- **Source material**
----
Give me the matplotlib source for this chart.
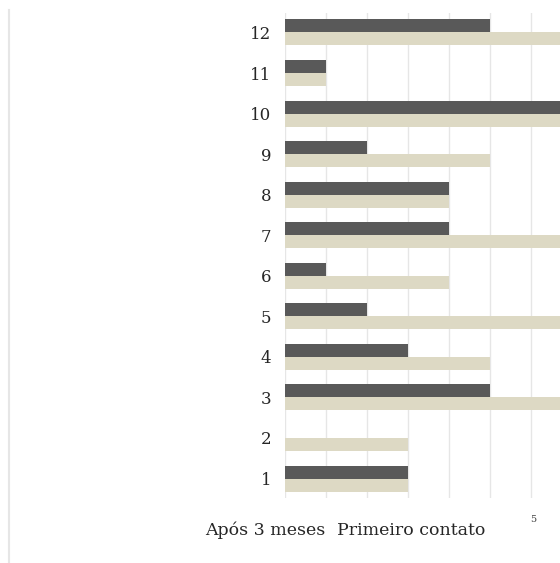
import numpy as np
import matplotlib
matplotlib.use('Agg')
import matplotlib.pyplot as plt
from matplotlib.lines import Line2D

categories = [1, 2, 3, 4, 5, 6, 7, 8, 9, 10, 11, 12]
apos_3_meses = [3, 0, 5, 3, 2, 1, 4, 4, 2, 7, 1, 5]
primeiro_contato = [3, 3, 7, 5, 7, 4, 7, 4, 5, 7, 1, 7]

DARK = '#595959'
BEIGE = '#ddd9c4'

plt.rcParams['font.family'] = ['DejaVu Serif']

fig = plt.figure(figsize=(5.6, 5.63), dpi=100)
ax = fig.add_axes([285 / 560, 1 - 498 / 563, 1 - 285 / 560, (498 - 13) / 563])

y = np.arange(len(categories)) + 1
h = 0.32
ax.barh(y + h / 2, apos_3_meses, height=h, color=DARK, label='Após 3 meses', zorder=3)
ax.barh(y - h / 2, primeiro_contato, height=h, color=BEIGE, label='Primeiro contato', zorder=3)

ax.set_xlim(0, 275 / 41)
ax.set_ylim(0.52, 12.48)
ax.set_yticks(y)
ax.set_yticklabels([str(c) for c in categories], fontsize=12, color='#262626')
ax.set_xticks(np.arange(0, 7))
ax.set_xticklabels([])
ax.tick_params(axis='y', length=0, pad=10)
ax.tick_params(axis='x', length=0)
ax.grid(axis='x', color='#e6e6e6', linewidth=1, zorder=0)
for s in ax.spines.values():
    s.set_visible(False)

ax.text(6.05, 0.0, '5', fontsize=7, color='#404040', ha='center', va='center')

leg = fig.legend(loc='center', bbox_to_anchor=(345 / 560, 1 - 530 / 563), ncol=2,
                 frameon=False, handlelength=0, handletextpad=0, columnspacing=0.7,
                 fontsize=12.5)
for hnd in leg.legend_handles:
    hnd.set_visible(False)
for t in leg.get_texts():
    t.set_color('#262626')

fig.add_artist(Line2D([9 / 560, 9 / 560], [0, 1 - 10 / 563], transform=fig.transFigure,
                      color='#e6e6e6', linewidth=1.5))

fig.savefig('out.png', dpi=100)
----
- **What to do**
Please take the lines from the beginning of the data above through the line holding "color='#404040', ha='center', va='center')" and transcribe them exactly, without any pictures.

- **Finished exercise**
Give me the matplotlib source for this chart.
import numpy as np
import matplotlib
matplotlib.use('Agg')
import matplotlib.pyplot as plt
from matplotlib.lines import Line2D

categories = [1, 2, 3, 4, 5, 6, 7, 8, 9, 10, 11, 12]
apos_3_meses = [3, 0, 5, 3, 2, 1, 4, 4, 2, 7, 1, 5]
primeiro_contato = [3, 3, 7, 5, 7, 4, 7, 4, 5, 7, 1, 7]

DARK = '#595959'
BEIGE = '#ddd9c4'

plt.rcParams['font.family'] = ['DejaVu Serif']

fig = plt.figure(figsize=(5.6, 5.63), dpi=100)
ax = fig.add_axes([285 / 560, 1 - 498 / 563, 1 - 285 / 560, (498 - 13) / 563])

y = np.arange(len(categories)) + 1
h = 0.32
ax.barh(y + h / 2, apos_3_meses, height=h, color=DARK, label='Após 3 meses', zorder=3)
ax.barh(y - h / 2, primeiro_contato, height=h, color=BEIGE, label='Primeiro contato', zorder=3)

ax.set_xlim(0, 275 / 41)
ax.set_ylim(0.52, 12.48)
ax.set_yticks(y)
ax.set_yticklabels([str(c) for c in categories], fontsize=12, color='#262626')
ax.set_xticks(np.arange(0, 7))
ax.set_xticklabels([])
ax.tick_params(axis='y', length=0, pad=10)
ax.tick_params(axis='x', length=0)
ax.grid(axis='x', color='#e6e6e6', linewidth=1, zorder=0)
for s in ax.spines.values():
    s.set_visible(False)

ax.text(6.05, 0.0, '5', fontsize=7, color='#404040', ha='center', va='center')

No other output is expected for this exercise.